The Independent Review Police Authority was established in 2007 to monitor the Chicago Police Department. Now, nearly a decade later, that agency has been accused of enabling the 'systemic racism' it was supposed to root out.
Chicago took another step Wednesday to improve the transparency and accountability of its police department after months of protests and criticisms that the force has acted unfairly against minority communities.
A law firm will conduct a six-month audit of the city's Independent Police Review Authority (IPRA) to probe the civil review board for systemic bias, with results available to the public. The review is needed, said the organization's head Sharon Fairley, because it has upheld so few complaints in its nine years of existence, only faulting officers in police shootings on two occasions.
The city created the IPRA in 2007 in response to calls for police reform after two videos of shocking police violence and ensuing protest that cost the Chicago police chief his job. Another wave of protests and debate following last year's release of footage from a 2014 police shooting have convinced many that this organization has not served its purpose but has instead entrenched "systemic racism" in police operations.
"The current system of IPRA is one of the main things that has allowed the code of silence to flourish in the Chicago Police Department," Sheila Bedi, a professor of law at Northwestern University, told the Associated Press. "It needs to be abolished and entirely reconstituted."
New IPRA head Fairley pledged in December to repair the agency, with an independent review offering a possible first step to improving the police department's damaged community relations.
“There is a direct correlation between IPRA’s dysfunction outlined in this complaint and the brutality that is and has been endemic in the CPD,” read the complaint from the Chicago Aldermanic Black Caucus and the Rainbow PUSH Coalition, among others.
The city's coalition for civil rights began calling to replace the IPRA in December, after a newly released video showed a white police officer shoot a black man 16 times for refusing to drop a knife, with many shots fired after the man had dropped to the ground. The problem, an original IPRA advocate-turned-critic told The Christian Science Monitor, is the agency inherited the same staff as the watchdog organization it was designed to replace.
The law firm conducting this review, McGuireWoods, has offices across the United States and Europe, including one in Illinois. The city's selection of a separate, private organization for the audit directly answers the criticism that IPRA simply took on the former staff of its predecessor organization, although some had called last year for the agency to be replaced entirely.

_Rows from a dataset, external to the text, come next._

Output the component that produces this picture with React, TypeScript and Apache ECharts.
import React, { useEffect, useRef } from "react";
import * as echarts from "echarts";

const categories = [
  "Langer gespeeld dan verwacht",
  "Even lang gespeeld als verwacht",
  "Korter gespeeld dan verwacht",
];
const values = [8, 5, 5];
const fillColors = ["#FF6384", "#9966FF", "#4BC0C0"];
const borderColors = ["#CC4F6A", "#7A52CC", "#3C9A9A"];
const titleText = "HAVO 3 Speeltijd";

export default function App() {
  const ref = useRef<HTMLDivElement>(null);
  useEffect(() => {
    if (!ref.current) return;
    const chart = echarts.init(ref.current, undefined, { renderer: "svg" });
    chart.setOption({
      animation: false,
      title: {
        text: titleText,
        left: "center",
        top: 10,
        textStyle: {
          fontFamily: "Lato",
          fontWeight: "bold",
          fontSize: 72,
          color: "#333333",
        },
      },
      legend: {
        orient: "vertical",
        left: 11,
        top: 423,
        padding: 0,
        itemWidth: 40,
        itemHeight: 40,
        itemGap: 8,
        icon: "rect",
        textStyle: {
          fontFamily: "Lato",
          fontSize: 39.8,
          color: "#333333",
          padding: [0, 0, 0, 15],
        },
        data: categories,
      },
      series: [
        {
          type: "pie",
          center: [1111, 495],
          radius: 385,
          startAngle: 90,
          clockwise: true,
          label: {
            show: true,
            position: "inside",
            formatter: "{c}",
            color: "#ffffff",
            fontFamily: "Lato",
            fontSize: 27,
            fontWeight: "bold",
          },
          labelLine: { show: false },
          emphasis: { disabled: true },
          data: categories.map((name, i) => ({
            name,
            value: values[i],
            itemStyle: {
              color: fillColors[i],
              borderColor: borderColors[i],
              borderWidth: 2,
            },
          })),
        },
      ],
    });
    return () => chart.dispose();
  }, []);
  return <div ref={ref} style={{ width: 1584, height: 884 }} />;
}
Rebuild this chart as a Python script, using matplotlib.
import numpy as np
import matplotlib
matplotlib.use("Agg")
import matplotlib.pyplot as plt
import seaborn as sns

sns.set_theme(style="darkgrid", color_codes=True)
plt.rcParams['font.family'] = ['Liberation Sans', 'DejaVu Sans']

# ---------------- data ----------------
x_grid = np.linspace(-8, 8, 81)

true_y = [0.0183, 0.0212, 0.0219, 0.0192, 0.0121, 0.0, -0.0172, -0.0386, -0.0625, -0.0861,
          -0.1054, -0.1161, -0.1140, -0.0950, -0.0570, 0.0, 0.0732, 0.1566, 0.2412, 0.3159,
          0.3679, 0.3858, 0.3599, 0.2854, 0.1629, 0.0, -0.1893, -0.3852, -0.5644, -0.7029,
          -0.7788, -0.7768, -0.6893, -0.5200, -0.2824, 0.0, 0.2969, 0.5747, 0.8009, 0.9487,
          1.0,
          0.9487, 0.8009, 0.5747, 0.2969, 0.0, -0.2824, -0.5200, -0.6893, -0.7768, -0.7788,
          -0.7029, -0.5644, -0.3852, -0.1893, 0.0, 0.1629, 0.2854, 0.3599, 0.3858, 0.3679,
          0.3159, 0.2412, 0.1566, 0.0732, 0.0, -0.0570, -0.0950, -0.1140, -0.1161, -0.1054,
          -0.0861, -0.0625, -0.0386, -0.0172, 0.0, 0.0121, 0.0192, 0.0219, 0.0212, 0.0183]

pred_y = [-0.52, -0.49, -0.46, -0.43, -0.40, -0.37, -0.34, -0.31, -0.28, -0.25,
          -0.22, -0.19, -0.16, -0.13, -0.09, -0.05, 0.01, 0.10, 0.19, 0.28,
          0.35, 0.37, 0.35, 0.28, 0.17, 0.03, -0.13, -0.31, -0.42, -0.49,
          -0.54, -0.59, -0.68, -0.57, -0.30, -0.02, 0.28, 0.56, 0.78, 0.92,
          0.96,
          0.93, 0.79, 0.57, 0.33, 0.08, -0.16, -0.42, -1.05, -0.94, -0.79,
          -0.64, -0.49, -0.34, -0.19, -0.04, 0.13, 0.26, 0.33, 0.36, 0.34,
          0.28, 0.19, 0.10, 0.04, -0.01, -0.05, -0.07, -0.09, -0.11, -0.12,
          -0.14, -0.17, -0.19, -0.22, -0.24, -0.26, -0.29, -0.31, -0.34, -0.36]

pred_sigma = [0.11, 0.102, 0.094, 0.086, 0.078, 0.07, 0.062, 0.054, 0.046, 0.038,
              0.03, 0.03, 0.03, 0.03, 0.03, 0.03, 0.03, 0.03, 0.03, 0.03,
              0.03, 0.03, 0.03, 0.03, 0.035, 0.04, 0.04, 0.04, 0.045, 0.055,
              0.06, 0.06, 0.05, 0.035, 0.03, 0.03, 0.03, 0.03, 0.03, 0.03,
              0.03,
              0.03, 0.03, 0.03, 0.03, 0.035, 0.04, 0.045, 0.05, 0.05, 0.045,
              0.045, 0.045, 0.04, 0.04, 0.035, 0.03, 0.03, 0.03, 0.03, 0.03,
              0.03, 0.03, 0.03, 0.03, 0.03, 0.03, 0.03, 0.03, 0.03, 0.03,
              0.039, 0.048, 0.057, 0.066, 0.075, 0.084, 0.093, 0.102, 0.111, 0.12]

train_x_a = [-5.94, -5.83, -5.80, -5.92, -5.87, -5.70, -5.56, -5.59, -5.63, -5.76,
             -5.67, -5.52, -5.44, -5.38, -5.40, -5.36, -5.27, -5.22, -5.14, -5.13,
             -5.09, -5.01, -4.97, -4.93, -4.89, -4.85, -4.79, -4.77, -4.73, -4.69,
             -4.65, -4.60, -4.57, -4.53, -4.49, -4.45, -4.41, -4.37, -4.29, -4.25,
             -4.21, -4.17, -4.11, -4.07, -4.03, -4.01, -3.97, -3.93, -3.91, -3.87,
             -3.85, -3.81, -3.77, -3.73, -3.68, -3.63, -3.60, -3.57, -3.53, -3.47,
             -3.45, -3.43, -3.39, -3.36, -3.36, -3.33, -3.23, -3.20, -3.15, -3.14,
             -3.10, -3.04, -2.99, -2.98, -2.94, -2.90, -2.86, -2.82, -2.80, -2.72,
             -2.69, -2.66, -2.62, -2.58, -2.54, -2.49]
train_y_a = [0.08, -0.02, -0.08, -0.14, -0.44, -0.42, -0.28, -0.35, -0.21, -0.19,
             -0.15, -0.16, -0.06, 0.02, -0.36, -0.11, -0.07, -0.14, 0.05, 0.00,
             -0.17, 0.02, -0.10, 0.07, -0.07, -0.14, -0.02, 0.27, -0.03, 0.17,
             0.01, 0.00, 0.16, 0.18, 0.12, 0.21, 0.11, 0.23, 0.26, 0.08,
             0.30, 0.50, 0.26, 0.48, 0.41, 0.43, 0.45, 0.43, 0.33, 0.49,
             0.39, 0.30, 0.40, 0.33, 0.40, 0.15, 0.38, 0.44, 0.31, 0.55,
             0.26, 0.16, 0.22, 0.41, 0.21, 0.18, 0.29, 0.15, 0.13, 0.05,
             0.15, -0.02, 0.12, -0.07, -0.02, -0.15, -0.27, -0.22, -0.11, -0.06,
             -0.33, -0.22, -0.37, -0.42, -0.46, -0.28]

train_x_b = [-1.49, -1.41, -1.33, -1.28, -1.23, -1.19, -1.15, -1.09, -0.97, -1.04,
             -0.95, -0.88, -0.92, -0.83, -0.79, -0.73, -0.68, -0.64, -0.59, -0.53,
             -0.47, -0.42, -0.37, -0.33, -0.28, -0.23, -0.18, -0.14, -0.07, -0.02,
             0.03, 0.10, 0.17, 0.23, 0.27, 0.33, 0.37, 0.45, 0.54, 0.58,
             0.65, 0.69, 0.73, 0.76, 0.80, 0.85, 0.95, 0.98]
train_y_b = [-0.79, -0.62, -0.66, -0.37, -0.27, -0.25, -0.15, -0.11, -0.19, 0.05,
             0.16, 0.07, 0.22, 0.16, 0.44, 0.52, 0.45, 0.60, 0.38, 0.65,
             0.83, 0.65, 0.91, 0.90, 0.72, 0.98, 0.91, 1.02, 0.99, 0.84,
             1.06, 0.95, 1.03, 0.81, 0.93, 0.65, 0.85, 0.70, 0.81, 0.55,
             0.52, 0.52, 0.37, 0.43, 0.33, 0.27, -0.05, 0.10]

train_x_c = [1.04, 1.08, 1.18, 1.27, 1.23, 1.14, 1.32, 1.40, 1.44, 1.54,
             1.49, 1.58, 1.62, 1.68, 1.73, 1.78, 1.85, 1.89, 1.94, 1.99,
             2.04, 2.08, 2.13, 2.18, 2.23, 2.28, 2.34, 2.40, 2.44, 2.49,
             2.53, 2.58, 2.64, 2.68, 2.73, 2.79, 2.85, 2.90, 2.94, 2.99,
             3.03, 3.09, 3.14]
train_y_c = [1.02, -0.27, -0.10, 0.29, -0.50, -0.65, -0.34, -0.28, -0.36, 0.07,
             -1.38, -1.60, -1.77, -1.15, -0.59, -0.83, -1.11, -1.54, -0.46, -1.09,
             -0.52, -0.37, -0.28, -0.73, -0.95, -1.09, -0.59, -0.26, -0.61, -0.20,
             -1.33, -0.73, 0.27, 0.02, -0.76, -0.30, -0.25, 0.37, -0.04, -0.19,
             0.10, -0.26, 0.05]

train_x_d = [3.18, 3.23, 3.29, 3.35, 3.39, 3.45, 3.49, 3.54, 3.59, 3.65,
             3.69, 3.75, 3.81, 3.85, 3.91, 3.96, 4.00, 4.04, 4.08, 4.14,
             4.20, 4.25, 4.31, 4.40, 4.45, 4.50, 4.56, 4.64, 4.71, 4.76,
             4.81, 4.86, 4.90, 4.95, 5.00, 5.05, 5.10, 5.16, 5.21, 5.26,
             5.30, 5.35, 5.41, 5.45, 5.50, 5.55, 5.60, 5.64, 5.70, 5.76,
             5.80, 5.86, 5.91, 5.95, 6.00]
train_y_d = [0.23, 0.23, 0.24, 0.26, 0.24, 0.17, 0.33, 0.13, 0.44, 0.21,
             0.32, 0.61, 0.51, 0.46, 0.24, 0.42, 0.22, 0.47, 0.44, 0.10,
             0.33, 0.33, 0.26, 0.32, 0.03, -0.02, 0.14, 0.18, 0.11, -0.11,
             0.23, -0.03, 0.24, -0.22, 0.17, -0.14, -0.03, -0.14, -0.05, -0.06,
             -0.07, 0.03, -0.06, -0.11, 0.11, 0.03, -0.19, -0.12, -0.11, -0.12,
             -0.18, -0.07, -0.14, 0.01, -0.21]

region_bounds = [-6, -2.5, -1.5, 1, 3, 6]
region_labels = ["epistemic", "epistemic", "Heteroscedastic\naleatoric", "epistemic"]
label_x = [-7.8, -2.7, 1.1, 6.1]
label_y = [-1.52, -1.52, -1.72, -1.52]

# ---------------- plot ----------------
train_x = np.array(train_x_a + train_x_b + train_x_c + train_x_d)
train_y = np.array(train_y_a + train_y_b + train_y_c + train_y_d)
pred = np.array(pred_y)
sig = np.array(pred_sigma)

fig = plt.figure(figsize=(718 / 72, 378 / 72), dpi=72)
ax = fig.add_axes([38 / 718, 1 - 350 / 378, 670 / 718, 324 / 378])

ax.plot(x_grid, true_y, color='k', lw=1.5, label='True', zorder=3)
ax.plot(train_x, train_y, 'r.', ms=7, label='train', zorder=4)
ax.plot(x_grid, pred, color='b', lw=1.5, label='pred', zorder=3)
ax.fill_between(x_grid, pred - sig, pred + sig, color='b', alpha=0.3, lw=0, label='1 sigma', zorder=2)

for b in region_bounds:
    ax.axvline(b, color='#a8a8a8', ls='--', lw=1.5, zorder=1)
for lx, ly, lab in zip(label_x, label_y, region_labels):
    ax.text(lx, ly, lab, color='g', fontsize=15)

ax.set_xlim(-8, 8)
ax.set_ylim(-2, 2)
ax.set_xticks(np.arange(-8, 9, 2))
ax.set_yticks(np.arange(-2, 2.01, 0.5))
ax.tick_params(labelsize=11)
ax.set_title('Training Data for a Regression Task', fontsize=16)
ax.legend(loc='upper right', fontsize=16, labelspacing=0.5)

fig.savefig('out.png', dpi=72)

This announcement comes one month after an announcement from the Chicago Police Department that its call for new recruits had been answered with its most diverse applicant pool ever. Both announcements suggested potential for improvement, community leaders have said, and they hope the city's follow-through will be equally encouraging.
"I’m happy the applicants responded," Jedidiah Brown, president of the Chicago Young Leaders Alliance, told the Monitor. "I’m on standby for what the administration is going to do."
This report includes material from The Associated Press.